What you are asked to do →
Copy the data exactly as it appears, and do not include any pictures.

Stored data →
================================
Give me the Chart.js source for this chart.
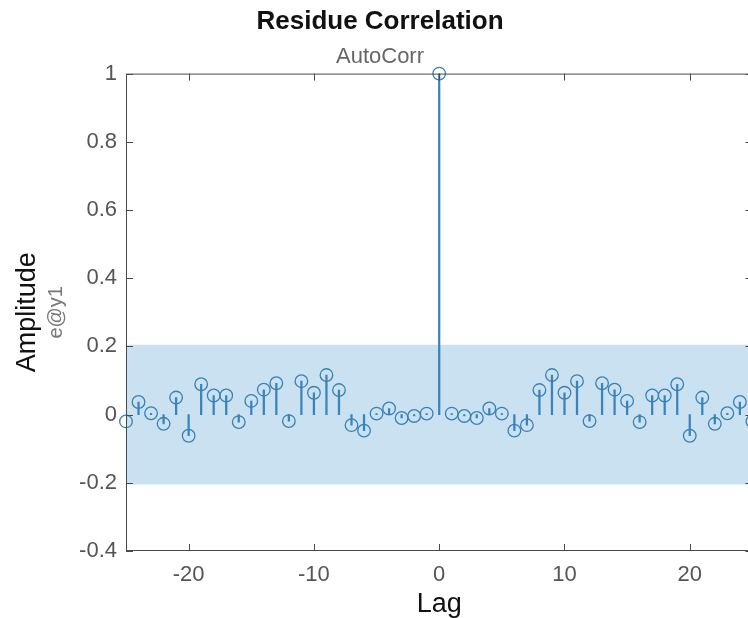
<!DOCTYPE html>
<html>
<head>
<meta charset="utf-8">
<script src="https://cdn.jsdelivr.net/npm/chart.js@4.4.1/dist/chart.umd.min.js"></script>
<style>
  html, body { margin: 0; padding: 0; background: #fff; overflow: hidden; }
  #wrap { position: relative; width: 760px; height: 618px; }
  #c { display: block; width: 760px; height: 618px; }
</style>
</head>
<body>
<div id="wrap"><canvas id="c" width="760" height="618"></canvas></div>
<script>
// ---- data ----
const lags = [-25,-24,-23,-22,-21,-20,-19,-18,-17,-16,-15,-14,-13,-12,-11,-10,-9,-8,-7,-6,-5,-4,-3,-2,-1,
              0,1,2,3,4,5,6,7,8,9,10,11,12,13,14,15,16,17,18,19,20,21,22,23,24,25];
const autoCorr = [-0.020,0.037,0.004,-0.027,0.050,-0.062,0.089,0.056,0.056,-0.022,0.040,0.073,0.092,-0.019,0.098,0.064,0.116,0.072,-0.031,-0.047,0.003,0.018,-0.010,-0.004,0.003,
                  1.000,0.003,-0.004,-0.010,0.018,0.003,-0.047,-0.031,0.072,0.116,0.064,0.098,-0.019,0.092,0.073,0.040,-0.022,0.056,0.056,0.089,-0.062,0.050,-0.027,0.004,0.037,-0.020];
const confLag = [-25, 25];
const confUpper = [0.205, 0.205];
const confLower = [-0.205, -0.205];
const xTicks = [-20, -10, 0, 10, 20];
const yTicks = [-0.4, -0.2, 0, 0.2, 0.4, 0.6, 0.8, 1];
const titleText = 'Residue Correlation';
const subtitleText = 'AutoCorr';
const xTitle = 'Lag';
const yTitle = 'Amplitude';
const ySubTitle = 'e@y1';

// ---- styles ----
const stemColor = '#3a84bb';
const markerColor = '#3a80b0';
const bandColor = 'rgb(201,225,241)';
const frameColor = '#4a4a4a';
const tickColor = '#555555';

Chart.defaults.font.family = '"Liberation Sans", Arial, sans-serif';

const pts = lags.map((x, i) => ({x: x, y: autoCorr[i]}));

const framePlugin = {
  id: 'frame',
  afterDatasetsDraw(chart) {
    const {ctx, chartArea: a, scales} = chart;
    const tl = 7;
    ctx.save();
    ctx.strokeStyle = frameColor;
    ctx.lineWidth = 1;
    ctx.strokeRect(a.left + 0.5, a.top + 0.5, a.right - a.left - 1, a.bottom - a.top - 1);
    ctx.beginPath();
    xTicks.forEach(v => {
      const px = Math.round(scales.x.getPixelForValue(v)) + 0.5;
      ctx.moveTo(px, a.bottom); ctx.lineTo(px, a.bottom - tl);
      ctx.moveTo(px, a.top); ctx.lineTo(px, a.top + tl);
    });
    yTicks.forEach(v => {
      const py = Math.round(scales.y.getPixelForValue(v)) + 0.5;
      ctx.moveTo(a.left, py); ctx.lineTo(a.left + tl, py);
      ctx.moveTo(a.right, py); ctx.lineTo(a.right - tl, py);
    });
    ctx.stroke();
    ctx.restore();
  },
  afterDraw(chart) {
    const {ctx, chartArea: a} = chart;
    ctx.save();
    ctx.translate(56, (a.top + a.bottom) / 2);
    ctx.rotate(-Math.PI / 2);
    ctx.font = '20px "Liberation Sans", Arial, sans-serif';
    ctx.fillStyle = '#777777';
    ctx.textAlign = 'center';
    ctx.textBaseline = 'middle';
    ctx.fillText(ySubTitle, 0, 0);
    ctx.restore();
  }
};

new Chart(document.getElementById('c'), {
  type: 'bar',
  data: {
    datasets: [
      {
        type: 'line', label: 'upper',
        data: confLag.map((x, i) => ({x: x, y: confUpper[i]})),
        borderWidth: 0, pointRadius: 0, backgroundColor: bandColor,
        fill: '+1', order: 3
      },
      {
        type: 'line', label: 'lower',
        data: confLag.map((x, i) => ({x: x, y: confLower[i]})),
        borderWidth: 0, pointRadius: 0, fill: false, order: 4
      },
      {
        type: 'bar', label: 'stems',
        data: pts, backgroundColor: stemColor, borderWidth: 0,
        barThickness: 1.6, grouped: false, order: 2
      },
      {
        type: 'line', label: 'AutoCorr',
        data: pts, showLine: false,
        pointStyle: 'circle', pointRadius: 6.3,
        pointBorderColor: markerColor, pointBackgroundColor: 'rgba(0,0,0,0)',
        pointBorderWidth: 1.3, clip: false, order: 1
      }
    ]
  },
  options: {
    responsive: false,
    maintainAspectRatio: false,
    animation: false,
    events: [],
    layout: { padding: { left: 0, right: 0, top: 0, bottom: 0 } },
    plugins: {
      legend: { display: false },
      tooltip: { enabled: false },
      title: {
        display: true, text: titleText, color: '#111111',
        font: { size: 26, weight: 'bold', lineHeight: 1.2 },
        padding: { top: 6, bottom: 7 }
      },
      subtitle: {
        display: true, text: subtitleText, color: '#666666',
        font: { size: 22, lineHeight: 1.2 },
        padding: { top: 0, bottom: 3 }
      }
    },
    scales: {
      x: {
        type: 'linear', min: -25, max: 25, offset: false,
        afterBuildTicks: s => { s.ticks = xTicks.map(v => ({value: v})); },
        afterFit: s => { s.height = 67; },
        grid: { display: false, drawTicks: false, offset: false },
        border: { display: false },
        ticks: { color: tickColor, font: { size: 22 }, padding: 11, maxRotation: 0 },
        title: { display: true, text: xTitle, color: '#111111', font: { size: 27, lineHeight: 1 }, padding: { top: 1, bottom: 0 } }
      },
      y: {
        type: 'linear', min: -0.4, max: 1,
        afterBuildTicks: s => { s.ticks = yTicks.map(v => ({value: v})); },
        afterFit: s => { s.width = 126; },
        grid: { display: false, drawTicks: false },
        border: { display: false },
        ticks: { color: tickColor, font: { size: 22 }, padding: 9,
                  callback: v => String(Math.round(v * 10) / 10) },
        title: { display: true, text: yTitle, color: '#111111', font: { size: 27, lineHeight: 1.2 }, padding: { top: 11, bottom: 0 } }
      }
    }
  },
  plugins: [framePlugin]
});
</script>
</body>
</html>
================================
Result for this task →
Give me the Chart.js source for this chart.
<!DOCTYPE html>
<html>
<head>
<meta charset="utf-8">
<script src="https://cdn.jsdelivr.net/npm/chart.js@4.4.1/dist/chart.umd.min.js"></script>
<style>
  html, body { margin: 0; padding: 0; background: #fff; overflow: hidden; }
  #wrap { position: relative; width: 760px; height: 618px; }
  #c { display: block; width: 760px; height: 618px; }
</style>
</head>
<body>
<div id="wrap"><canvas id="c" width="760" height="618"></canvas></div>
<script>
// ---- data ----
const lags = [-25,-24,-23,-22,-21,-20,-19,-18,-17,-16,-15,-14,-13,-12,-11,-10,-9,-8,-7,-6,-5,-4,-3,-2,-1,
              0,1,2,3,4,5,6,7,8,9,10,11,12,13,14,15,16,17,18,19,20,21,22,23,24,25];
const autoCorr = [-0.020,0.037,0.004,-0.027,0.050,-0.062,0.089,0.056,0.056,-0.022,0.040,0.073,0.092,-0.019,0.098,0.064,0.116,0.072,-0.031,-0.047,0.003,0.018,-0.010,-0.004,0.003,
                  1.000,0.003,-0.004,-0.010,0.018,0.003,-0.047,-0.031,0.072,0.116,0.064,0.098,-0.019,0.092,0.073,0.040,-0.022,0.056,0.056,0.089,-0.062,0.050,-0.027,0.004,0.037,-0.020];
const confLag = [-25, 25];
const confUpper = [0.205, 0.205];
const confLower = [-0.205, -0.205];
const xTicks = [-20, -10, 0, 10, 20];
const yTicks = [-0.4, -0.2, 0, 0.2, 0.4, 0.6, 0.8, 1];
const titleText = 'Residue Correlation';
const subtitleText = 'AutoCorr';
const xTitle = 'Lag';
const yTitle = 'Amplitude';
const ySubTitle = 'e@y1';

// ---- styles ----
const stemColor = '#3a84bb';
const markerColor = '#3a80b0';
const bandColor = 'rgb(201,225,241)';
const frameColor = '#4a4a4a';
const tickColor = '#555555';

Chart.defaults.font.family = '"Liberation Sans", Arial, sans-serif';

const pts = lags.map((x, i) => ({x: x, y: autoCorr[i]}));

const framePlugin = {
  id: 'frame',
  afterDatasetsDraw(chart) {
    const {ctx, chartArea: a, scales} = chart;
    const tl = 7;
    ctx.save();
    ctx.strokeStyle = frameColor;
    ctx.lineWidth = 1;
    ctx.strokeRect(a.left + 0.5, a.top + 0.5, a.right - a.left - 1, a.bottom - a.top - 1);
    ctx.beginPath();
    xTicks.forEach(v => {
      const px = Math.round(scales.x.getPixelForValue(v)) + 0.5;
      ctx.moveTo(px, a.bottom); ctx.lineTo(px, a.bottom - tl);
      ctx.moveTo(px, a.top); ctx.lineTo(px, a.top + tl);
    });
    yTicks.forEach(v => {
      const py = Math.round(scales.y.getPixelForValue(v)) + 0.5;
      ctx.moveTo(a.left, py); ctx.lineTo(a.left + tl, py);
      ctx.moveTo(a.right, py); ctx.lineTo(a.right - tl, py);
    });
    ctx.stroke();
    ctx.restore();
  },
  afterDraw(chart) {
    const {ctx, chartArea: a} = chart;
    ctx.save();
    ctx.translate(56, (a.top + a.bottom) / 2);
    ctx.rotate(-Math.PI / 2);
    ctx.font = '20px "Liberation Sans", Arial, sans-serif';
    ctx.fillStyle = '#777777';
    ctx.textAlign = 'center';
    ctx.textBaseline = 'middle';
    ctx.fillText(ySubTitle, 0, 0);
    ctx.restore();
  }
};

new Chart(document.getElementById('c'), {
  type: 'bar',
  data: {
    datasets: [
      {
        type: 'line', label: 'upper',
        data: confLag.map((x, i) => ({x: x, y: confUpper[i]})),
        borderWidth: 0, pointRadius: 0, backgroundColor: bandColor,
        fill: '+1', order: 3
      },
      {
        type: 'line', label: 'lower',
        data: confLag.map((x, i) => ({x: x, y: confLower[i]})),
        borderWidth: 0, pointRadius: 0, fill: false, order: 4
      },
      {
        type: 'bar', label: 'stems',
        data: pts, backgroundColor: stemColor, borderWidth: 0,
        barThickness: 1.6, grouped: false, order: 2
      },
      {
        type: 'line', label: 'AutoCorr',
        data: pts, showLine: false,
        pointStyle: 'circle', pointRadius: 6.3,
        pointBorderColor: markerColor, pointBackgroundColor: 'rgba(0,0,0,0)',
        pointBorderWidth: 1.3, clip: false, order: 1
      }
    ]
  },
  options: {
    responsive: false,
    maintainAspectRatio: false,
    animation: false,
    events: [],
    layout: { padding: { left: 0, right: 0, top: 0, bottom: 0 } },
    plugins: {
      legend: { display: false },
      tooltip: { enabled: false },
      title: {
        display: true, text: titleText, color: '#111111',
        font: { size: 26, weight: 'bold', lineHeight: 1.2 },
        padding: { top: 6, bottom: 7 }
      },
      subtitle: {
        display: true, text: subtitleText, color: '#666666',
        font: { size: 22, lineHeight: 1.2 },
        padding: { top: 0, bottom: 3 }
      }
    },
    scales: {
      x: {
        type: 'linear', min: -25, max: 25, offset: false,
        afterBuildTicks: s => { s.ticks = xTicks.map(v => ({value: v})); },
        afterFit: s => { s.height = 67; },
        grid: { display: false, drawTicks: false, offset: false },
        border: { display: false },
        ticks: { color: tickColor, font: { size: 22 }, padding: 11, maxRotation: 0 },
        title: { display: true, text: xTitle, color: '#111111', font: { size: 27, lineHeight: 1 }, padding: { top: 1, bottom: 0 } }
      },
      y: {
        type: 'linear', min: -0.4, max: 1,
        afterBuildTicks: s => { s.ticks = yTicks.map(v => ({value: v})); },
        afterFit: s => { s.width = 126; },
        grid: { display: false, drawTicks: false },
        border: { display: false },
        ticks: { color: tickColor, font: { size: 22 }, padding: 9,
                  callback: v => String(Math.round(v * 10) / 10) },
        title: { display: true, text: yTitle, color: '#111111', font: { size: 27, lineHeight: 1.2 }, padding: { top: 11, bottom: 0 } }
      }
    }
  },
  plugins: [framePlugin]
});
</script>
</body>
</html>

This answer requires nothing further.